Can you paint radiators with satinwood?

This question we’ve seen asked a lot, especially in the last couple of years with homeowners and DIYs looking to create a unique looking room that encompasses who they are. No one wants boring old bright white radiators these days. Although we are still a fan of a bright white finish, we understand that many customers are looking for a unique look to tie their rooms together and this often comes in the form of a high-quality radiator paint.

The answer is definitely yes, you can paint radiators with satinwood. Satinwood paint gives a very appealing mid-sheen finish that ties well within modern-looking homes. In fact, satinwood finishes have gained a lot of praise from homeowners as paint brands work on developing the final finish and look.

removing-radiator-from-wall
Removing water heated radiator from the wall

Best Satinwood Paints For Radiators?

Satinwood is a brand of Dulux, If you were looking for a similar semi-gloss/mid-sheen finish from a different brand then it would be known as a satin paint or satin finish. Dulux satinwood is available in a number of different colours.

If you click the link you will see that there is a range of different colours such as a green satinwood radiator paint or a grey satinwood radiator paint. There are around 10 different colours to choose from so if you’re looking to purchase, grey, magnolia, light grey or blue then there’s a choice for you.
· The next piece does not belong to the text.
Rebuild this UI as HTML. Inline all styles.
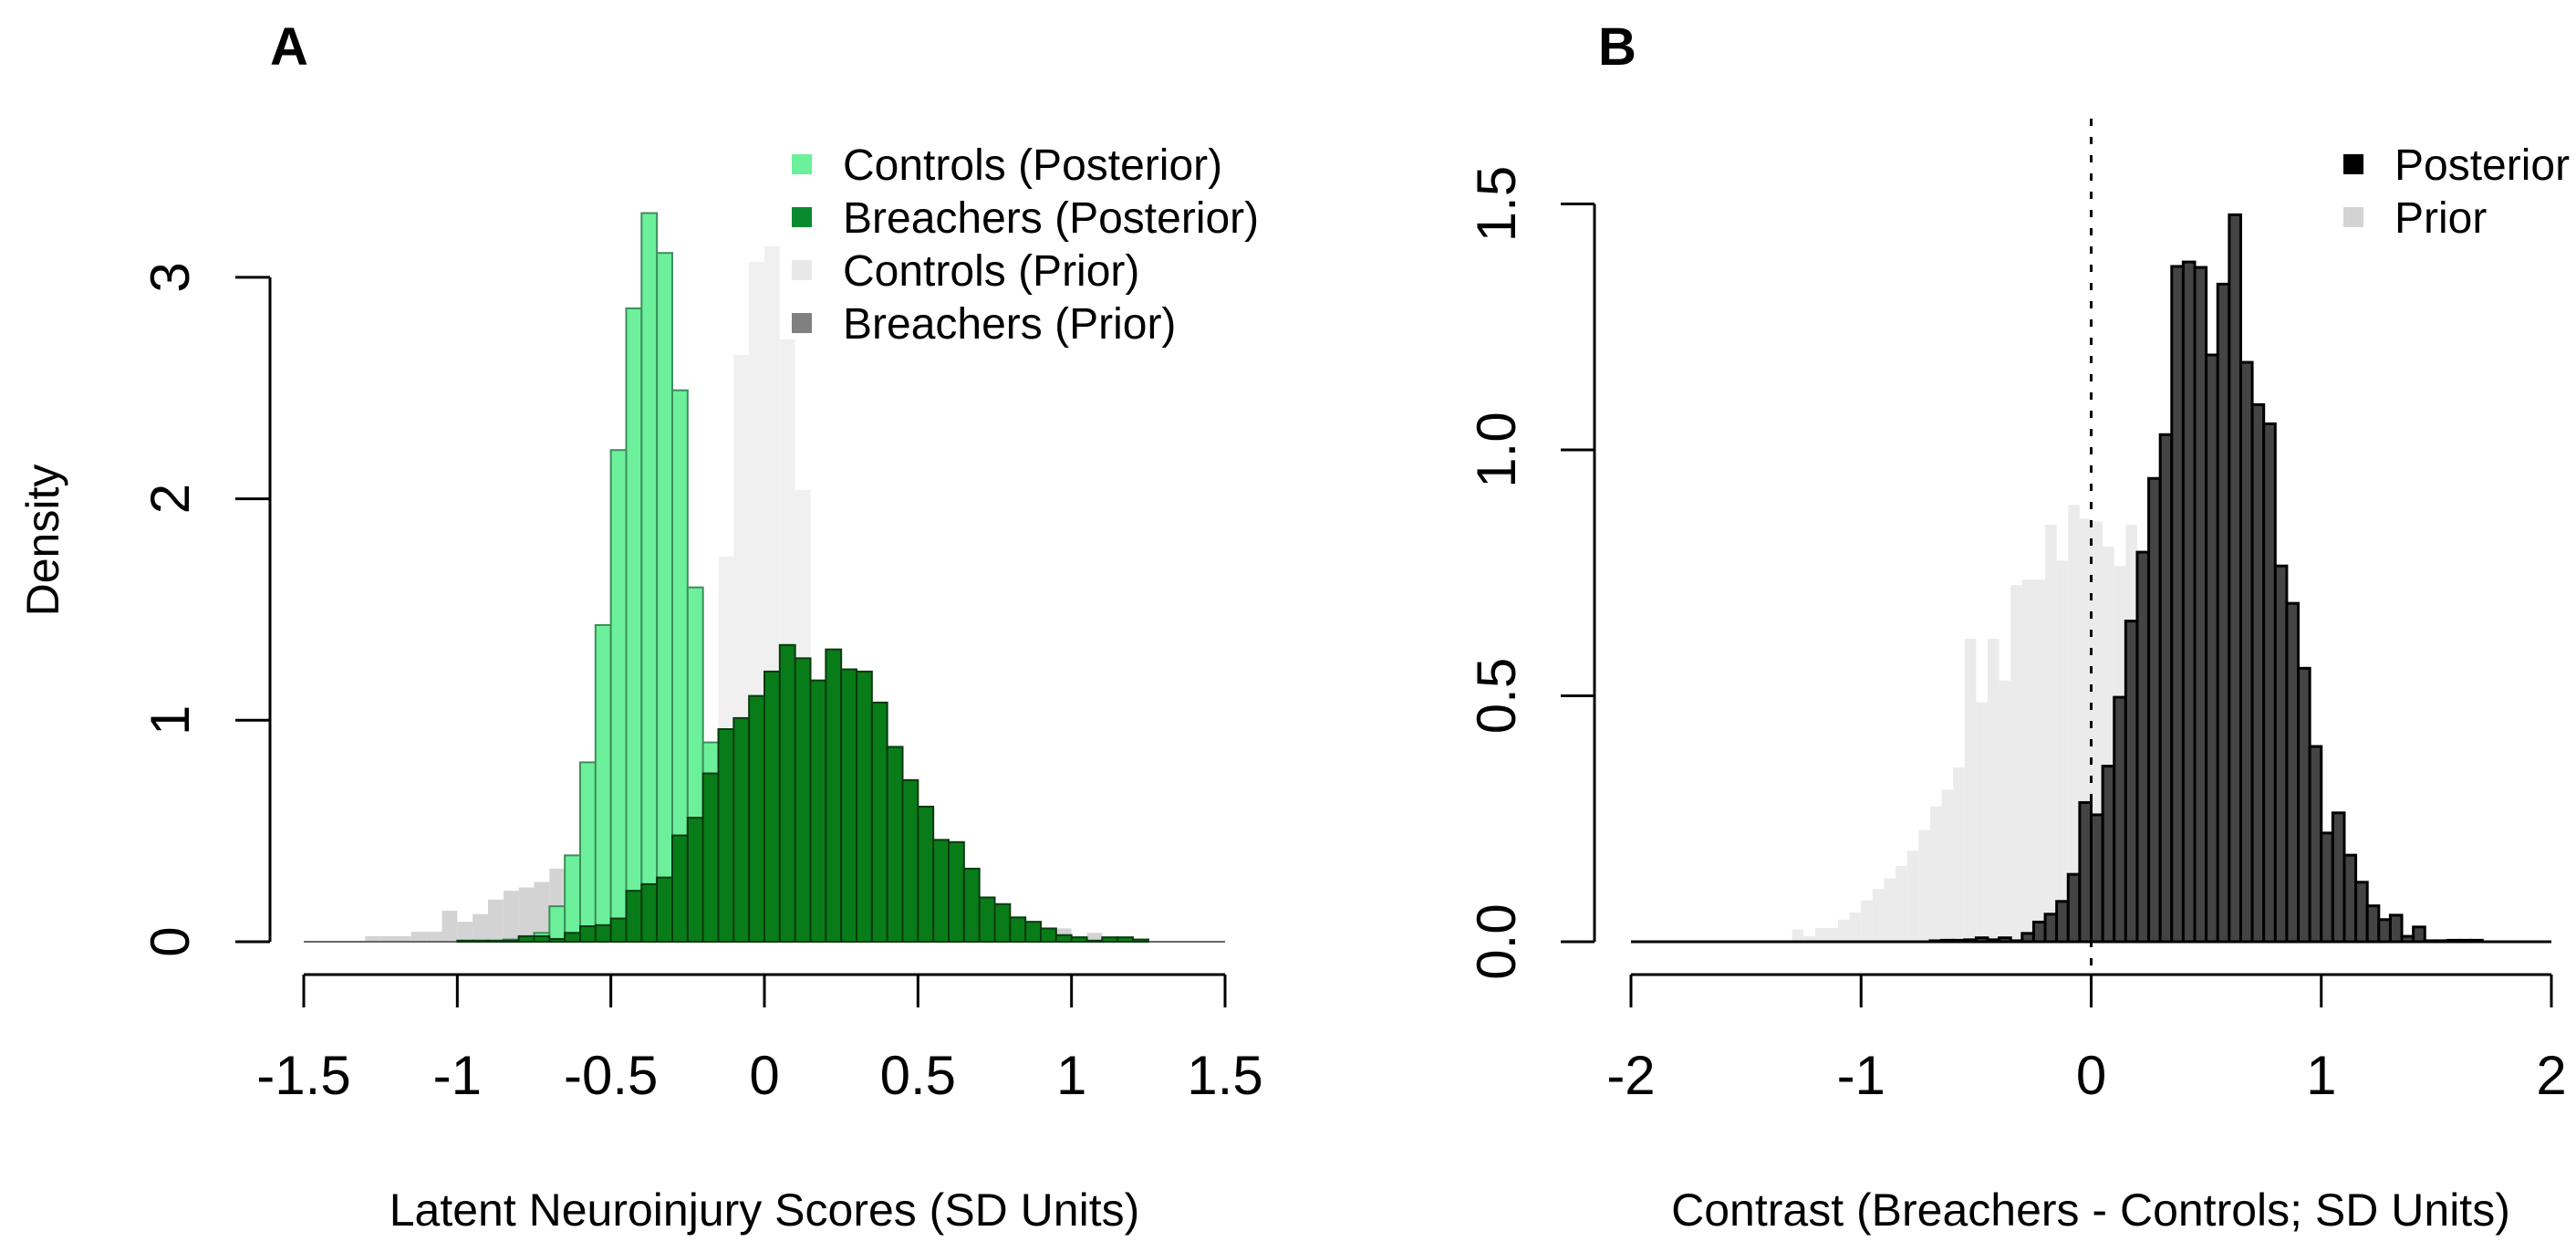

How To Paint A Radiator With Satinwood

painting a radiator

When starting a new painting project preparation is key. It’s important to get the radiator in a prime condition for painting. Gather all the tools you will need for painting the radiator and make sure you have some dust or paint sheets down to avoid a mess.

Tools you will need:

  • Paintbrush or roller
  • Sandpaper
  • Satinwood radiator paint
  • Radiator brush (if you are not removing the radiator from the wall)
  • Dust sheets

Ensure you have plenty of ventilation in the room. Satinwood is often sold as low odour but you will get some paint fumes from it.

  1. Turn the radiator off and the heating off. Do not put the radiator back on until all the paint is dry.
  2. If you are removing the radiator then remove it from the wall after it is completely cool.
  3. Wash down the radiator with sugar soap to remove any grime and dirt that has built up over the years.
  4. Rinse the sugar soap off with warm water to ensure you remove all the residue. This is important to allow the paint to correctly adhere to the radiator.
  5. Sand down any imperfections on the radiator, if there’s a lot of layers on the radiator already then try to get it as smooth as possible.
  6. Wipe down the radiator to remove any sanded particles, give it another wash.
  7. Wait till the radiator is completely dry before starting the painting process.
  8. Start by painting the radiator from the outside into the centre. You can use a roller but if it’s a grooved radiator then you will have a better application with a paintbrush.
  9. If the radiator is still on the wall then finish off the gaps and crevices with a radiator paintbrush.
  10. Leave to dry for the set amount of time indicated by the paint. This is usually about 4 hours before re-application should start.
  11. Start your second coat and make sure you are fully covering the radiator.
  12. Leave to dry for a minimum of 12 hours, make sure the radiator is completely dry before you turn the heating back on.
  13. If you removed the radiator, re-attach it correctly once everything is dry.
  14. Clean up your paintbrushes, if you’ve used a water-based satinwood paint then this is easily down with water. For oil-based you will need a tougher solvent such as white spirit to remove the paint.

That’s it, you should now have a bright, new radiator in your colour of choice using satinwood paint. You might experience a strong smell for a week or so but it should dissipate in time.